Raw data:
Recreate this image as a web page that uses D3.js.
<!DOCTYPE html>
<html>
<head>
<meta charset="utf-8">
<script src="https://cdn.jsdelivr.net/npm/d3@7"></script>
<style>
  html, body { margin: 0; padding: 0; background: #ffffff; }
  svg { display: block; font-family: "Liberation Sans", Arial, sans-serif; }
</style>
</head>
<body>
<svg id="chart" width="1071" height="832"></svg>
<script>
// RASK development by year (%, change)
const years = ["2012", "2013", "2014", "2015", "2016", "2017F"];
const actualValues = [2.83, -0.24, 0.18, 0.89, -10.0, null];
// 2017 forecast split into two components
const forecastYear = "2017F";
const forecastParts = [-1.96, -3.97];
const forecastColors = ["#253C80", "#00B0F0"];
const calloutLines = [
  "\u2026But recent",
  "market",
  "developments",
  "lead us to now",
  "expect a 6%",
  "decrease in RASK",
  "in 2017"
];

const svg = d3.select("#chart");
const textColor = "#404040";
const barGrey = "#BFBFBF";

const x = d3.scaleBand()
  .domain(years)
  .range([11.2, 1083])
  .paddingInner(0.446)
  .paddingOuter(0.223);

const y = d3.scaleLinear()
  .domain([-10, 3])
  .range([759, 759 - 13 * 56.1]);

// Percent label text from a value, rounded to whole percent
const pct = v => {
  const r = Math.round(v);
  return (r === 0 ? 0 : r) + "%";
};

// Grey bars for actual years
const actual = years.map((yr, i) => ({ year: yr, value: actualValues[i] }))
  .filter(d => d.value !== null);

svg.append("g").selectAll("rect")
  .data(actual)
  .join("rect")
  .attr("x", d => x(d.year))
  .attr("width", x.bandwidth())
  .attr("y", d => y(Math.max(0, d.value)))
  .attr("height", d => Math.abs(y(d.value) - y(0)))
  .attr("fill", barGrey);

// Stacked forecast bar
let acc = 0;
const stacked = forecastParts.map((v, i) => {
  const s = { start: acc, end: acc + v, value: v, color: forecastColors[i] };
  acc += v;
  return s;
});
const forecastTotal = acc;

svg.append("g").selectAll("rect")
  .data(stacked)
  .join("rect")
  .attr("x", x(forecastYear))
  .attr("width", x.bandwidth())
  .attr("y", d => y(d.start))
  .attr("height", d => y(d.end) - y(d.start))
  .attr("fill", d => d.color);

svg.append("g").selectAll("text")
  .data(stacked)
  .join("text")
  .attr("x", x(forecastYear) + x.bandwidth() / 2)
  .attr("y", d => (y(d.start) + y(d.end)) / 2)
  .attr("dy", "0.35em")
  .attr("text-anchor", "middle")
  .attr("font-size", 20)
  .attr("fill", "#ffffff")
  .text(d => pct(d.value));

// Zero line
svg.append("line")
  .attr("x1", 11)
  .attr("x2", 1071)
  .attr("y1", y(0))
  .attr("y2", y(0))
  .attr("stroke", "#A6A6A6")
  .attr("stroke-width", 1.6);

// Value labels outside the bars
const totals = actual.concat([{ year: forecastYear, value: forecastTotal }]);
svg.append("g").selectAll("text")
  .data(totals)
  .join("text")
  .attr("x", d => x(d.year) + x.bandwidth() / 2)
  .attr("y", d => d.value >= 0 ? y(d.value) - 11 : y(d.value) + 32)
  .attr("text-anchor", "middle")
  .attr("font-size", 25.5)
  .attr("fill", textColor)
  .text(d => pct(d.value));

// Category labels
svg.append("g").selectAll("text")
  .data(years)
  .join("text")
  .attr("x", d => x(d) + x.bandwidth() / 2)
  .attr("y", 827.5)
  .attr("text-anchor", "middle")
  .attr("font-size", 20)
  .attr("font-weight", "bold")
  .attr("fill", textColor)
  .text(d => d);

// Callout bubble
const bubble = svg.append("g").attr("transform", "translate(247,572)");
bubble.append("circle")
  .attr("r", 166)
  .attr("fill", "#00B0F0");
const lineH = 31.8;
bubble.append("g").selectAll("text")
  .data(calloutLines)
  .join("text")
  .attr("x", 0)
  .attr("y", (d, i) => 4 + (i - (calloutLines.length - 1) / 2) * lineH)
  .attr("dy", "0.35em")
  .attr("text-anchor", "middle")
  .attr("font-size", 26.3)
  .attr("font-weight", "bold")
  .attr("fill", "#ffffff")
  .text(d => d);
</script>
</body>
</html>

Aim of the exercise:
Your task is to transcribe the listing above in full, exactly as given.

Solution to the exercise:
Recreate this image as a web page that uses D3.js.
<!DOCTYPE html>
<html>
<head>
<meta charset="utf-8">
<script src="https://cdn.jsdelivr.net/npm/d3@7"></script>
<style>
  html, body { margin: 0; padding: 0; background: #ffffff; }
  svg { display: block; font-family: "Liberation Sans", Arial, sans-serif; }
</style>
</head>
<body>
<svg id="chart" width="1071" height="832"></svg>
<script>
// RASK development by year (%, change)
const years = ["2012", "2013", "2014", "2015", "2016", "2017F"];
const actualValues = [2.83, -0.24, 0.18, 0.89, -10.0, null];
// 2017 forecast split into two components
const forecastYear = "2017F";
const forecastParts = [-1.96, -3.97];
const forecastColors = ["#253C80", "#00B0F0"];
const calloutLines = [
  "\u2026But recent",
  "market",
  "developments",
  "lead us to now",
  "expect a 6%",
  "decrease in RASK",
  "in 2017"
];

const svg = d3.select("#chart");
const textColor = "#404040";
const barGrey = "#BFBFBF";

const x = d3.scaleBand()
  .domain(years)
  .range([11.2, 1083])
  .paddingInner(0.446)
  .paddingOuter(0.223);

const y = d3.scaleLinear()
  .domain([-10, 3])
  .range([759, 759 - 13 * 56.1]);

// Percent label text from a value, rounded to whole percent
const pct = v => {
  const r = Math.round(v);
  return (r === 0 ? 0 : r) + "%";
};

// Grey bars for actual years
const actual = years.map((yr, i) => ({ year: yr, value: actualValues[i] }))
  .filter(d => d.value !== null);

svg.append("g").selectAll("rect")
  .data(actual)
  .join("rect")
  .attr("x", d => x(d.year))
  .attr("width", x.bandwidth())
  .attr("y", d => y(Math.max(0, d.value)))
  .attr("height", d => Math.abs(y(d.value) - y(0)))
  .attr("fill", barGrey);

// Stacked forecast bar
let acc = 0;
const stacked = forecastParts.map((v, i) => {
  const s = { start: acc, end: acc + v, value: v, color: forecastColors[i] };
  acc += v;
  return s;
});
const forecastTotal = acc;

svg.append("g").selectAll("rect")
  .data(stacked)
  .join("rect")
  .attr("x", x(forecastYear))
  .attr("width", x.bandwidth())
  .attr("y", d => y(d.start))
  .attr("height", d => y(d.end) - y(d.start))
  .attr("fill", d => d.color);

svg.append("g").selectAll("text")
  .data(stacked)
  .join("text")
  .attr("x", x(forecastYear) + x.bandwidth() / 2)
  .attr("y", d => (y(d.start) + y(d.end)) / 2)
  .attr("dy", "0.35em")
  .attr("text-anchor", "middle")
  .attr("font-size", 20)
  .attr("fill", "#ffffff")
  .text(d => pct(d.value));

// Zero line
svg.append("line")
  .attr("x1", 11)
  .attr("x2", 1071)
  .attr("y1", y(0))
  .attr("y2", y(0))
  .attr("stroke", "#A6A6A6")
  .attr("stroke-width", 1.6);

// Value labels outside the bars
const totals = actual.concat([{ year: forecastYear, value: forecastTotal }]);
svg.append("g").selectAll("text")
  .data(totals)
  .join("text")
  .attr("x", d => x(d.year) + x.bandwidth() / 2)
  .attr("y", d => d.value >= 0 ? y(d.value) - 11 : y(d.value) + 32)
  .attr("text-anchor", "middle")
  .attr("font-size", 25.5)
  .attr("fill", textColor)
  .text(d => pct(d.value));

// Category labels
svg.append("g").selectAll("text")
  .data(years)
  .join("text")
  .attr("x", d => x(d) + x.bandwidth() / 2)
  .attr("y", 827.5)
  .attr("text-anchor", "middle")
  .attr("font-size", 20)
  .attr("font-weight", "bold")
  .attr("fill", textColor)
  .text(d => d);

// Callout bubble
const bubble = svg.append("g").attr("transform", "translate(247,572)");
bubble.append("circle")
  .attr("r", 166)
  .attr("fill", "#00B0F0");
const lineH = 31.8;
bubble.append("g").selectAll("text")
  .data(calloutLines)
  .join("text")
  .attr("x", 0)
  .attr("y", (d, i) => 4 + (i - (calloutLines.length - 1) / 2) * lineH)
  .attr("dy", "0.35em")
  .attr("text-anchor", "middle")
  .attr("font-size", 26.3)
  .attr("font-weight", "bold")
  .attr("fill", "#ffffff")
  .text(d => d);
</script>
</body>
</html>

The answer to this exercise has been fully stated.